Taylor, who has been the head coach of the Rams since January, just wrapped up spring football with his players and coaches. While he was pleased with the work put in by the players and coaches, Taylor stressed that it was just the beginning for the program.
The Rams 7-on-7 team will be in Mission this weekend for its first tournament. They’ll also have tournaments in San Antonio and Corpus Christi, but UIL rules mandate that the team’s regular coaches cannot serves as coaches in an official capacity during 7-on-7. That role typically falls on parents or volunteers.
Once summer arrives, Taylor said he expects his returners to take part in the school’s voluntary workouts. The workouts will be just one facet of participation for the players.
“We really want our kids to have great attendance throughout summer workouts, all the way until we start two-a-days,” Taylor said. “We’re also going to do some team building activities, much like the clean-up we participated in earlier this year. We also took part in an Easter egg scavenger hunt, a commercial to help promote Beautify Del Rio, and more. The kids have been very active. The next major community service event will be to visit nursing homes.”
The community has also done its part to help out. The admission fee to the spring game was a donation of shampoo, body wash and/or deodorant. Taylor said he wanted to thank the community for its donations and that all of the items collected would be used by the players in the program.
He also thanked the various groups and their sponsors for taking part in the game and making it feel like an actual Friday night football game.
“That’s what we wanted. We have a lot of young guys that this was the first time for them playing on Friday night. This helped get some of those butterflies out of the way,” Taylor said. “With the band and all the auxiliaries more than willing to come out and support the team, I just want to say thanks to those leaders and those folks for being a part of it.”

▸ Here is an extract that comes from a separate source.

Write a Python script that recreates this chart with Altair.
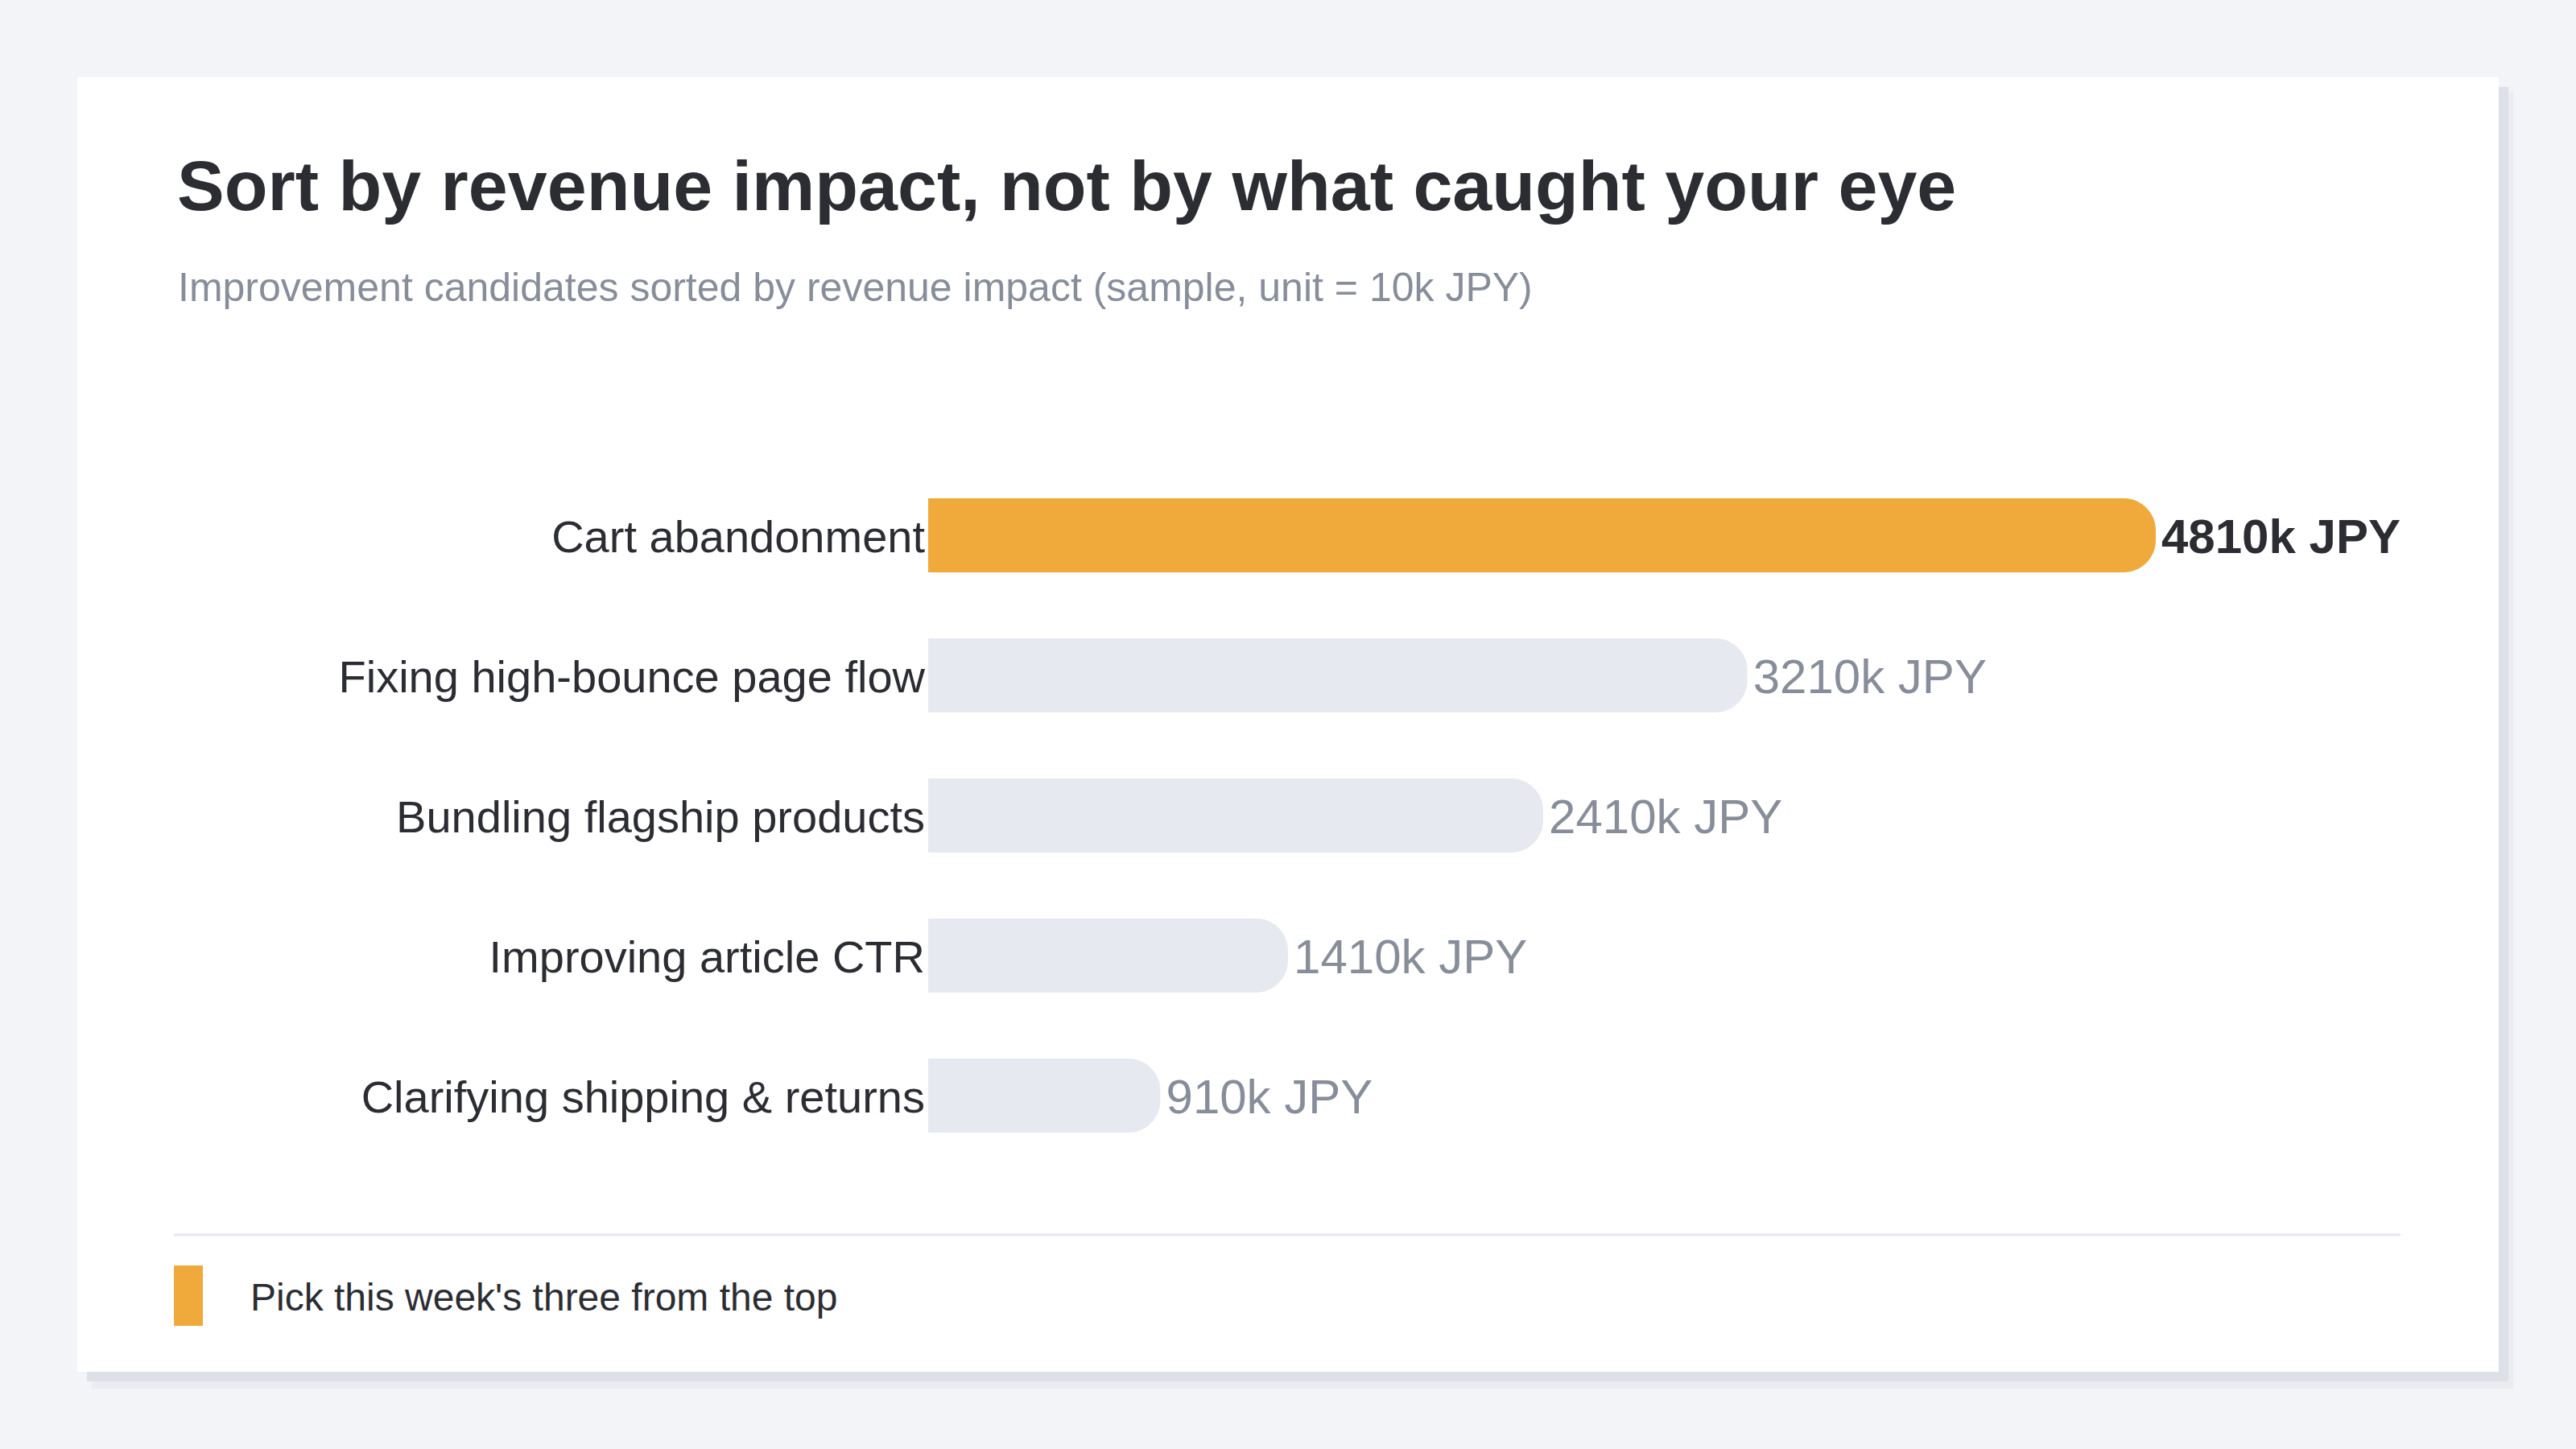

After back-to-back 2-8 seasons, there were many in the community who felt that changes in the program needed to be made. Since Taylor’s hire those changes have included an increased community presence and the return of spring football, but more changes are coming, including at Del Rio Middle School.
“We are totally committed to getting that middle school to where it needs to be. They had their own spring football, just not with helmets and shoulder pads. They know our offense and defense right now, and that’s a testament to what these coaches have done,” Taylor said. “The administration also made a huge commitment at the middle school to have a new all-weather field installed there. We will also have more weights at the middle school than we ever have before. We had the superintendent walk through the facility and see what we needed to make it better. This administration has given me all the support I need. We’ll soon have a surface that can fight the weather and not just benefit football but all the sports. Definitely the foundation for success is being laid there.”
One of the most visible changes will be on the helmets the Rams wear. Gone are the traditional Rams horns, a staple of the program for nearly every year since the mascot was adopted. In its place will be several different pieces.
“The players had a lot of input on the helmet. We went through about 10 different designs. We wanted something that not only represents the football team but also the community,” Taylor said.
The new helmets will feature the player’s number on one side, the San Felipe Del Rio CISD logo on the other side, and a backbone, complete with a small Rams skull near the facemask, with the letters R-S-V-P, which stands for Relentless-Selfless-Valiant-Precision, inlaid in the backbone. Those four core values are what the program is based around, according to Taylor.
“Everyone was talking about needing change. We needed a radical change to get the program back to where we needed it to be. We needed a new look,” Taylor said. “The jerseys will be the same. They’re still in really good shape. It didn’t make logical sense to get rid of the uniforms.”